4. Incomplete sexual education. Fundamentalists typically teach purity and abstinence as a sexual ethic. Fundamentalist adults who “did the right thing” and remained chaste until marriage often struggle with their sex lives because the reality is that our sexuality is so much more nuanced and dynamic than purity culture. Even as adults, married fundamentalists don’t know what to do with their sexual attraction to others because they were never taught a category of sexuality outside the black and white boxes of married sex and chasity. This is why porn addiction and people with Ashley Madison accounts come to light even (perhaps particularly) in fundamentalist marriages—the lack of sexual maturity hinders them from living into a normal human impulse in a healthy manner.

5. Anti-intellectualism. Many fundamentalists stop striving for intellectual growth and expanding their learning beyond the basic requirements from school. Women, particularly, are discouraged from pursuing further education or professional learning because their highest vocation are taught to be within the home. This is problematic because when you don’t continue engaging your critical thinking muscle, it atrophies and makes you vulnerable to adopting ignorant streams of information that harms oneself and society. Adults who are intellectually stunted and put in positions of power is dangerous for the world.
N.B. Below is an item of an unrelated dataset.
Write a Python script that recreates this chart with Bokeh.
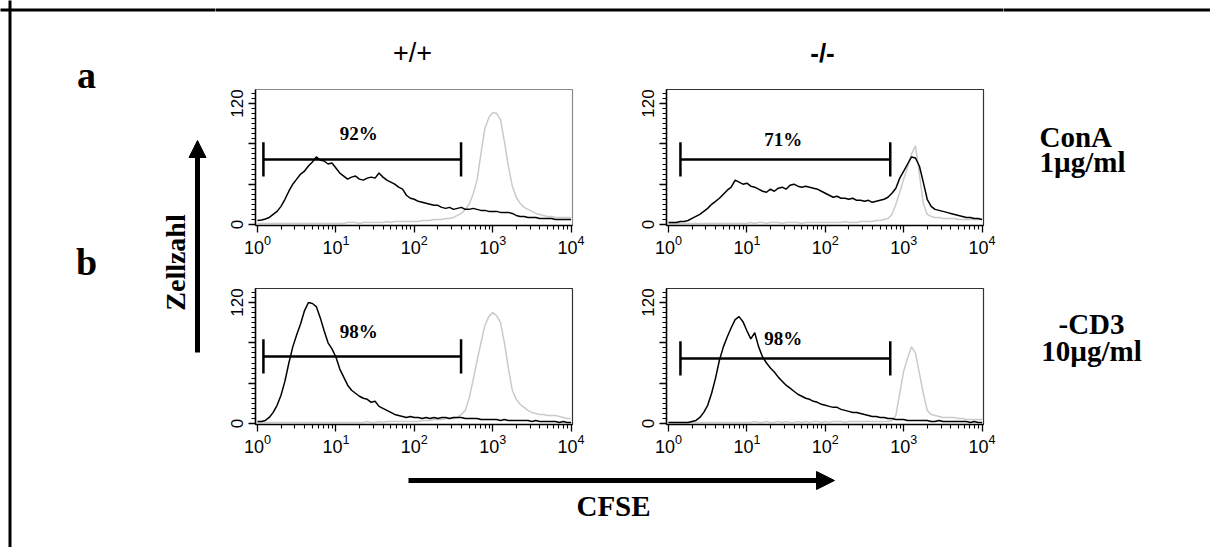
import numpy as np
from bokeh.plotting import figure
from bokeh.layouts import row, column
from bokeh.models import Range1d, FixedTicker, Arrow, NormalHead, LogTickFormatter
from bokeh.core.properties import value
from bokeh.embed import file_html
from bokeh.resources import INLINE

# ---------------- data ----------------
# histogram bins in decades of CFSE fluorescence (10^0 .. 10^4)
cfse_decades = [round(i * 0.05, 2) for i in range(81)]

ul_black = [4, 4.5, 5.5, 7, 10, 13, 18, 25, 33, 40,
            45, 50, 53, 58, 62, 67, 64, 63, 60, 61,
            56, 51, 48, 45, 47, 48, 45, 44, 46, 47,
            46, 51, 47, 44, 42, 40, 37, 35, 29, 26,
            25, 23, 22, 21, 20, 19, 19, 17, 16, 17,
            15, 16, 17, 15, 15, 16, 15, 14, 14, 13,
            13, 13, 12, 12, 12, 11, 9, 8, 8, 7,
            7, 7, 6, 6, 6, 6, 5, 5, 5, 5,
            5]
ul_gray = [1] * 20 + [1, 1, 1, 2, 2, 2, 1, 2, 2, 2, 2, 2, 2, 3, 2, 3, 3, 3, 3, 3] + \
          [3, 3, 4, 4, 4, 5, 5, 5, 6, 6,
           7, 9, 11, 15, 20, 30, 44, 70, 95, 106,
           111, 110, 104, 82, 58, 38, 27, 21, 17, 15,
           13, 11, 10, 9, 8, 8, 7, 7, 7, 7,
           7]

ur_black = [2, 2, 2, 3, 3, 4, 6, 8, 10, 13,
            16, 20, 23, 26, 30, 34, 37, 44, 42, 40,
            41, 38, 37, 35, 33, 32, 35, 33, 36, 37,
            35, 39, 40, 38, 37, 38, 37, 36, 35, 33,
            31, 29, 27, 28, 26, 26, 25, 26, 24, 24,
            23, 24, 22, 23, 24, 25, 27, 31, 36, 46,
            53, 60, 67, 66, 58, 42, 25, 18, 15, 14,
            13, 12, 11, 10, 9, 8, 7, 7, 6, 6,
            5]
ur_gray = [1] * 20 + [1, 2, 1, 2, 2, 1, 2, 2, 2, 1, 2, 2, 2, 2, 1, 2, 2, 2, 2, 2] + \
          [2, 2, 2, 2, 2, 3, 2, 2, 2, 3, 3, 3, 3, 4, 4, 5] + \
          [6, 10, 20, 32, 45, 57, 70, 78, 50, 21, 10, 8, 7, 7, 6, 6, 6, 6, 5, 5, 5, 5, 5, 5, 5]

ll_black = [2, 2, 3, 6, 11, 18, 28, 42, 60, 76,
            88, 99, 112, 120, 119, 116, 105, 92, 80, 74,
            66, 54, 46, 38, 33, 30, 27, 25, 24, 21,
            22, 17, 15, 13, 11, 9, 8, 7, 6, 7,
            6, 6, 5, 6, 5, 6, 5, 6, 6, 5,
            6, 6, 6, 5, 5, 5, 5, 4, 4, 4,
            4, 4, 3, 4, 3, 3, 3, 3, 3, 3,
            2, 3, 2, 2, 2, 2, 2, 1, 2, 1,
            1]
ll_gray = [1] * 20 + [1, 1, 1, 1, 1, 1, 1, 1, 2, 1, 1, 2, 1, 2, 2, 2, 2, 2, 2, 2] + \
          [2, 2, 3, 3, 3, 4, 4, 4, 5, 5,
           5, 6, 9, 13, 25, 43, 62, 80, 97, 106,
           110, 107, 100, 80, 55, 33, 24, 19, 16, 13,
           11, 10, 9, 9, 8, 8, 8, 7, 6, 5,
           5]

lr_black = [1, 1, 1, 1, 1, 1, 2, 3, 6, 11,
            18, 30, 45, 63, 76, 86, 95, 103, 106, 101,
            92, 84, 90, 76, 66, 60, 55, 51, 46, 42,
            38, 35, 32, 29, 27, 25, 24, 22, 21, 19,
            18, 17, 16, 16, 14, 13, 12, 11, 11, 10,
            9, 8, 7, 7, 6, 6, 5, 5, 4, 4,
            4, 3, 3, 3, 3, 3, 3, 2, 2, 3,
            2, 2, 2, 2, 2, 2, 2, 1, 2, 1,
            1]
lr_gray = [1] * 20 + [1, 1, 2, 1, 1, 2, 1, 1, 2, 1, 2, 1, 1, 2, 1, 2, 1, 2, 2, 1] + \
          [2, 1, 2, 2, 2, 1, 2, 2, 2, 2, 2, 2, 2, 2, 2, 2, 2] + \
          [3, 8, 30, 52, 65, 76, 70, 50, 30, 13, 9, 8, 7, 6, 6, 6, 6, 5, 5, 4, 4, 4, 4, 4]

# gates (marker bars) and their percentages, panel order: UL, UR, LL, LR
gate_lo = [1.19, 1.42, 1.19, 1.42]
gate_hi = [395, 674, 395, 674]
gate_y = [64.5, 64.5, 66.5, 64.5]
pct_labels = ["92%", "71%", "98%", "98%"]
pct_x = [19.5, 29, 19.5, 29]
pct_y = [90, 84, 91, 84]

x_major = [1, 10, 100, 1000, 10000]
x_minor = [m * 10 ** d for d in range(4) for m in range(2, 10)]
y_major = [0, 40, 80, 120]
y_labels = ["0", "", "", "120"]
y_minor = list(range(0, 135, 5))

col_headers = ["+/+", "-/-"]
row_letters = ["a", "b"]

cfse = 10 ** np.array(cfse_decades)

SANS = value("Liberation Sans")
SERIF = value("Liberation Serif")

X_START, X_END = 10 ** (-0.0255), 10 ** 4.018
Y_START, Y_END = -1.0, 133.9
GATE_HALF = 17


def panel(i, black, gray, width, height, bottom, right, outline):
    p = figure(width=width, height=height, x_axis_type="log",
               x_range=Range1d(X_START, X_END), y_range=Range1d(Y_START, Y_END),
               output_backend="svg", toolbar_location=None,
               min_border_left=40, min_border_right=right,
               min_border_top=4, min_border_bottom=bottom)
    p.grid.visible = False
    p.outline_line_color = outline
    p.outline_line_width = 1.2
    p.background_fill_color = "white"
    p.border_fill_color = "white"
    p.line(cfse, gray, line_color="#cacaca", line_width=1.5)
    p.line(cfse, black, line_color="black", line_width=1.5)
    p.segment(x0=[gate_lo[i]], y0=[gate_y[i]], x1=[gate_hi[i]], y1=[gate_y[i]],
              line_color="black", line_width=2.5)
    p.segment(x0=[gate_lo[i], gate_hi[i]], y0=[gate_y[i] - GATE_HALF] * 2,
              x1=[gate_lo[i], gate_hi[i]], y1=[gate_y[i] + GATE_HALF] * 2,
              line_color="black", line_width=2.5)
    p.text(x=[pct_x[i]], y=[pct_y[i]], text=[pct_labels[i]], text_font=SERIF,
           text_font_style="bold", text_font_size="19px", text_align="center",
           text_baseline="middle", text_color="black")

    xa = p.xaxis[0]
    xa.ticker = FixedTicker(ticks=x_major, minor_ticks=x_minor)
    xa.formatter = LogTickFormatter()
    ya = p.yaxis[0]
    ya.ticker = FixedTicker(ticks=y_major, minor_ticks=y_minor)
    ya.major_label_overrides = dict(zip(y_major, y_labels))
    ya.major_label_orientation = "vertical"
    for ax in (xa, ya):
        ax.axis_line_color = "black"
        ax.axis_line_width = 1.5
        ax.major_tick_line_color = "black"
        ax.major_tick_line_width = 1.3
        ax.minor_tick_line_color = "black"
        ax.minor_tick_line_width = 1.1
        ax.major_tick_in = 0
        ax.minor_tick_in = 0
        ax.major_tick_out = 7
        ax.minor_tick_out = 4
        ax.major_label_text_font = "Liberation Sans"
        ax.major_label_text_color = "black"
    xa.major_label_text_font_size = "18px"
    ya.major_label_text_font_size = "17px"
    xa.major_label_standoff = 2
    ya.major_label_standoff = 5
    return p


def canvas(x0, x1, y0, y1):
    p = figure(width=x1 - x0, height=y1 - y0, x_range=Range1d(x0, x1),
               y_range=Range1d(-y1, -y0), output_backend="svg",
               toolbar_location=None, x_axis_location=None, y_axis_location=None,
               min_border=0)
    p.grid.visible = False
    p.outline_line_color = None
    p.background_fill_color = "white"
    p.border_fill_color = "white"
    return p


# page coordinates (Bokeh's page template has no body margin)
LEFT, RIGHT, TOP, BOTTOM = 0, 1210, 0, 547
C1, C2 = 215, 1003
H1, F1 = 85, 464

# left column: border, row letters, Zellzahl arrow
left = canvas(LEFT, C1, TOP, BOTTOM)
left.line([9.5, 9.5], [-TOP + 20, -BOTTOM - 20], line_color="black", line_width=3)
left.line([LEFT - 20, C1 + 20], [-9.5, -9.5], line_color="black", line_width=3)
left.text(x=[86, 86], y=[-74, -261], text=row_letters, text_font=SERIF,
          text_font_style="bold", text_font_size="38px", text_align="center",
          text_baseline="middle", text_color="black")
left.text(x=[175], y=[-262], text=["Zellzahl"], text_font=SERIF, angle=np.pi / 2,
          text_font_style="bold", text_font_size="28px", text_align="center",
          text_baseline="middle", text_color="black")
left.add_layout(Arrow(end=NormalHead(size=17, fill_color="black", line_color="black"),
                      x_start=197, y_start=-352, x_end=197, y_end=-140,
                      line_width=5, line_color="black"))

# header
header = canvas(C1, C2, TOP, H1)
header.line([C1 - 20, C2 + 20], [-9.5, -9.5], line_color="black", line_width=3)
header.text(x=[412], y=[-52], text=[col_headers[0]], text_font=SANS,
            text_font_size="27px", text_align="center", text_baseline="middle",
            text_color="black")
header.text(x=[822], y=[-52], text=[col_headers[1]], text_font=SANS,
            text_font_style="bold", text_font_size="26px", text_align="center",
            text_baseline="middle", text_color="black")

ul = panel(0, ul_black, ul_gray, 411, 199, 59, 54, "#8a8a8a")
ur = panel(1, ur_black, ur_gray, 377, 199, 59, 20, "#333333")
ll = panel(2, ll_black, ll_gray, 411, 180, 40, 54, "#333333")
lr = panel(3, lr_black, lr_gray, 377, 180, 40, 20, "#333333")

# footer: CFSE arrow
footer = canvas(C1, C2, F1, BOTTOM)
footer.add_layout(Arrow(end=NormalHead(size=18, fill_color="black", line_color="black"),
                        x_start=408, y_start=-480, x_end=834, y_end=-480,
                        line_width=5, line_color="black"))
footer.text(x=[613], y=[-505], text=["CFSE"], text_font=SERIF,
            text_font_style="bold", text_font_size="29px", text_align="center",
            text_baseline="middle", text_color="black")

# right column: stimulation labels
right = canvas(C2, RIGHT, TOP, BOTTOM)
right.line([C2 - 20, RIGHT + 20], [-9.5, -9.5], line_color="black", line_width=3)
right.text(x=[1039, 1039], y=[-136, -161], text=["ConA", "1\u00b5g/ml"], text_font=SERIF,
           text_font_style="bold", text_font_size="29px", text_align="left",
           text_baseline="middle", text_color="black")
right.text(x=[1091, 1091], y=[-323, -350], text=["-CD3", "10\u00b5g/ml"], text_font=SERIF,
           text_font_style="bold", text_font_size="29px", text_align="center",
           text_baseline="middle", text_color="black")

middle = column(header, row(ul, ur), row(ll, lr), footer)
layout = row(left, middle, right)

open("out.html", "w").write(file_html(layout, INLINE))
6. Lack of healthy conflict resolution. First of all, fundamentalists are uncomfortable with conflict. And pain. And mess. It’s because fundamentalism requires categories, for everything to fit neatly into a tidy worldview. An unwillingness to confront conflict or to face pain results in hasty conflict resolution—a rush to clean things up. Fundamentalist adults never had the chance to practice spending slow, laborious time and energy to wrestle with conflict and how to emerge from it with both parties feeling whole and healed. I can think of zero times this took place in my own fundamentalist upbringing, it was never modeled for me. This social immaturity continues to manifest in fundamentalist adults who have never grown up.

For those of us who know better, let’s do better. Let’s be brave and face the struggle of being human because every time we confront pain, we grow and mature and become resilient. There is no better gift than modeling this for our children and guide them into their own maturity.